Here’s how it worked. Banks rolled together these risky loans into bundles, and then “securitized” them, turning them into bonds (“mortgage-backed securities”). Because “real estate always goes up,” these bonds got AAA rated by regulators based on the above argument that “even if everyone defaults, we take over the properties and they continue to go up and we sell for a profit.” This process of the bank taking responsibility for defaulted loans was put into the form of other financial instruments, the “credit default swap” and “collateralized debt obligation,” each of which allowed another repackaging of risk into tradable financial objects that got AAA ratings. Thus banks again would take these and sell them off to firms like Bear Stearns and Goldman Sachs. Other big buyers of these objects were pensions and 401K funds investing people’s retirement money which is usually put into very safe, AAA-rated investments, that pay lower interest than riskier investments. This high rating meant that holders could be paid lower interest rates for objects that are actually very risky, allowing investment firms and banks in the middle to collect the difference. Thus everyone along the way is motivated to continue doing what they’re doing as things spin farther and farther out of control.
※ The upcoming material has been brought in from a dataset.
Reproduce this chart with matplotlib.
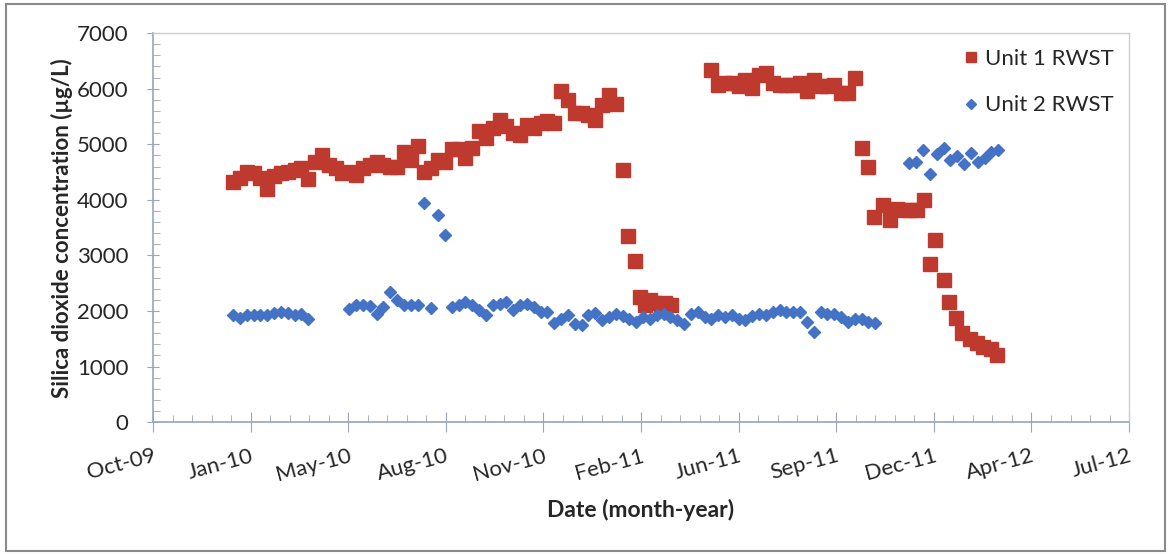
import pandas as pd
import matplotlib
matplotlib.use('Agg')
import matplotlib.pyplot as plt
import matplotlib.dates as mdates
from matplotlib.patches import Rectangle
from matplotlib.ticker import MultipleLocator, FixedLocator

plt.rcParams['font.family'] = ['Lato', 'DejaVu Sans']

# Unit 1 RWST silica results (ug/L)
unit1_dates = [
    '2010-01-04', '2010-01-11', '2010-01-18', '2010-01-25', '2010-02-01', '2010-02-08', '2010-02-15', '2010-02-22',
    '2010-03-01', '2010-03-08', '2010-03-15', '2010-03-22', '2010-03-29', '2010-04-05', '2010-04-12', '2010-04-19',
    '2010-04-26', '2010-05-03', '2010-05-10', '2010-05-17', '2010-05-24', '2010-05-31', '2010-06-07', '2010-06-14',
    '2010-06-21', '2010-06-28', '2010-07-05', '2010-07-12', '2010-07-19', '2010-07-26', '2010-08-02', '2010-08-09',
    '2010-08-16', '2010-08-23', '2010-08-30', '2010-09-06', '2010-09-13', '2010-09-20', '2010-09-27', '2010-10-04',
    '2010-10-11', '2010-10-18', '2010-10-25', '2010-11-01', '2010-11-08', '2010-11-15', '2010-11-22', '2010-11-29',
    '2010-12-06', '2010-12-13', '2010-12-20', '2010-12-27', '2011-01-03', '2011-01-10', '2011-01-17', '2011-01-24',
    '2011-01-31',
    '2011-02-07', '2011-02-13', '2011-02-20', '2011-02-25', '2011-03-02', '2011-03-07', '2011-03-12', '2011-03-18',
    '2011-03-23', '2011-03-29',
    '2011-05-09', '2011-05-16', '2011-05-23', '2011-05-30', '2011-06-06', '2011-06-13', '2011-06-20', '2011-06-27',
    '2011-07-04', '2011-07-11', '2011-07-18', '2011-07-25', '2011-08-01', '2011-08-08', '2011-08-15', '2011-08-22',
    '2011-08-29', '2011-09-05', '2011-09-12', '2011-09-19', '2011-09-26', '2011-10-03', '2011-10-10', '2011-10-17',
    '2011-10-23', '2011-11-01', '2011-11-08', '2011-11-15', '2011-11-22', '2011-11-29', '2011-12-06', '2011-12-13',
    '2011-12-19', '2011-12-24', '2012-01-02', '2012-01-07', '2012-01-15', '2012-01-21', '2012-01-29', '2012-02-05',
    '2012-02-11', '2012-02-20', '2012-02-26',
]
unit1_silica = [
    4330, 4390, 4500, 4480, 4390, 4190, 4430, 4480, 4500, 4540, 4570, 4370, 4690, 4810, 4630, 4570,
    4480, 4500, 4450, 4570, 4630, 4690, 4630, 4600, 4600, 4870, 4720, 4970, 4500, 4570, 4720, 4690,
    4910, 4910, 4750, 4940, 5230, 5110, 5290, 5440, 5320, 5200, 5170, 5350, 5290, 5380, 5410, 5380,
    5950, 5800, 5560, 5560, 5530, 5440, 5710, 5890, 5720,
    4540, 3350, 2900, 2250, 2100, 2200, 2150, 2100, 2150, 2100,
    6340, 6070, 6100, 6100, 6050, 6160, 6020, 6250, 6280, 6100, 6070, 6070, 6070, 6100, 5950, 6160,
    6040, 6040, 6070, 5920, 5920, 6190, 4930, 4600,
    3700, 3910, 3640, 3840, 3810, 3810, 3810, 4000, 2840, 3270, 2560, 2160, 1870, 1600, 1500, 1420,
    1360, 1320, 1210,
]

# Unit 2 RWST silica results (ug/L)
unit2_dates = [
    '2010-01-04', '2010-01-11', '2010-01-18', '2010-01-25', '2010-02-01', '2010-02-08', '2010-02-15', '2010-02-22',
    '2010-03-01', '2010-03-08', '2010-03-15', '2010-03-22',
    '2010-05-03', '2010-05-10', '2010-05-17', '2010-05-24', '2010-05-31', '2010-06-07', '2010-06-14', '2010-06-21',
    '2010-06-28', '2010-07-05', '2010-07-12', '2010-07-19', '2010-07-26', '2010-08-02', '2010-08-09', '2010-08-16',
    '2010-08-23', '2010-08-30', '2010-09-06', '2010-09-13', '2010-09-20', '2010-09-27', '2010-10-04', '2010-10-11',
    '2010-10-18', '2010-10-25', '2010-11-01', '2010-11-08', '2010-11-15', '2010-11-22', '2010-11-29', '2010-12-06',
    '2010-12-13', '2010-12-20', '2010-12-27', '2011-01-03', '2011-01-10', '2011-01-17', '2011-01-24', '2011-01-31',
    '2011-02-07', '2011-02-14', '2011-02-21', '2011-02-28', '2011-03-07', '2011-03-14', '2011-03-21', '2011-03-28',
    '2011-04-04', '2011-04-11', '2011-04-18', '2011-04-25', '2011-05-02', '2011-05-09', '2011-05-16', '2011-05-23',
    '2011-05-30', '2011-06-06', '2011-06-13', '2011-06-20', '2011-06-27', '2011-07-04', '2011-07-11', '2011-07-18',
    '2011-07-25', '2011-08-01', '2011-08-08', '2011-08-15', '2011-08-22', '2011-08-29', '2011-09-05', '2011-09-12',
    '2011-09-19', '2011-09-26', '2011-10-03', '2011-10-10', '2011-10-17', '2011-10-24',
    '2011-11-28', '2011-12-05', '2011-12-12', '2011-12-19', '2011-12-26', '2012-01-02', '2012-01-09', '2012-01-16',
    '2012-01-23', '2012-01-30', '2012-02-06', '2012-02-13', '2012-02-20', '2012-02-27',
]
unit2_silica = [
    1930, 1880, 1930, 1920, 1920, 1930, 1960, 1980, 1960, 1930, 1940, 1860,
    2040, 2100, 2100, 2090, 1950, 2080, 2350, 2200, 2110, 2110, 2110, 3950, 2060, 3720, 3370, 2080,
    2110, 2170, 2110, 2020, 1920, 2100, 2130, 2160, 2020, 2100, 2130, 2070, 1980, 1980, 1780, 1860,
    1920, 1770, 1740, 1920, 1960, 1830, 1890, 1950, 1910, 1860, 1800, 1890, 1860, 1920, 1950, 1890,
    1830, 1770, 1950, 1980, 1890, 1860, 1920, 1890, 1920, 1860, 1830, 1910, 1950, 1920, 1980, 2010,
    1990, 1980, 1990, 1800, 1630, 1990, 1950, 1950, 1890, 1800, 1860, 1860, 1810, 1780,
    4670, 4680, 4890, 4470, 4820, 4930, 4710, 4790, 4640, 4840, 4690, 4750, 4860, 4890,
]

x_start = pd.Timestamp('2009-10-14')
x_end = pd.Timestamp('2012-07-10')

axis_color = '#9aa4bb'
text_color = '#262626'

fig = plt.figure(figsize=(11.68, 5.54), dpi=100)
ax = fig.add_axes([0.131, 0.238, 0.8357, 0.7022])

ax.plot(pd.to_datetime(unit1_dates), unit1_silica, linestyle='none', marker='s',
        markersize=9.5, color='#be3a2e', label='Unit 1 RWST')
ax.plot(pd.to_datetime(unit2_dates), unit2_silica, linestyle='none', marker='D',
        markersize=5.8, color='#4472c4', label='Unit 2 RWST')

ax.set_xlim(x_start, x_end)
ax.set_ylim(0, 7000)

# date axis with a 100-day major unit and 20-day minor unit
ax.xaxis.set_major_locator(FixedLocator(mdates.date2num(pd.date_range(x_start, x_end, freq='100D'))))
ax.xaxis.set_minor_locator(FixedLocator(mdates.date2num(pd.date_range(x_start, x_end, freq='20D'))))
ax.xaxis.set_major_formatter(mdates.DateFormatter('%b-%y'))
ax.yaxis.set_major_locator(MultipleLocator(1000))
ax.yaxis.set_minor_locator(MultipleLocator(200))

ax.tick_params(axis='both', which='major', direction='inout', color=axis_color,
               labelsize=16, labelcolor=text_color)
ax.tick_params(axis='x', which='major', length=14, pad=10)
ax.tick_params(axis='y', which='major', length=9, pad=13)
ax.tick_params(axis='both', which='minor', direction='in', length=5, color=axis_color)
for lab in ax.get_xticklabels():
    lab.set_rotation(15)
    lab.set_rotation_mode('anchor')
    lab.set_ha('right')
    lab.set_va('top')

for side in ('left', 'bottom'):
    ax.spines[side].set_color(axis_color)
    ax.spines[side].set_linewidth(1.2)
for side in ('top', 'right'):
    ax.spines[side].set_color('#cfcfcf')
    ax.spines[side].set_linewidth(1.0)

ax.set_ylabel('Silica dioxide concentration (µg/L)', fontsize=16, fontweight='bold',
              color=text_color, labelpad=3)
ax.set_xlabel('Date (month-year)', fontsize=16.5, fontweight='bold', color=text_color, labelpad=10)

ax.legend(loc='upper right', frameon=False, fontsize=16, labelspacing=1.2,
          handlelength=0.6, handletextpad=0.3, markerscale=0.8, labelcolor=text_color,
          borderaxespad=0.3)

# chart area border
fig.patches.append(Rectangle((0.0051, 0.0054), 0.9923, 0.9874, transform=fig.transFigure,
                             fill=False, edgecolor='#8a8a8a', linewidth=1.5))

fig.savefig('out.png', dpi=100)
Finally, after all this was set into motion and running for many years, too many homeowners started opting out by not paying, and there were no longer enough buyers left to keep demand propped up, as prices had gone too high in this speculation spiral. Suddenly, everyone began to realize they were holding bonds that would not pay out, and they would lose their investment. The biggest holders of these instruments went out of business or had to be bailed out by the government.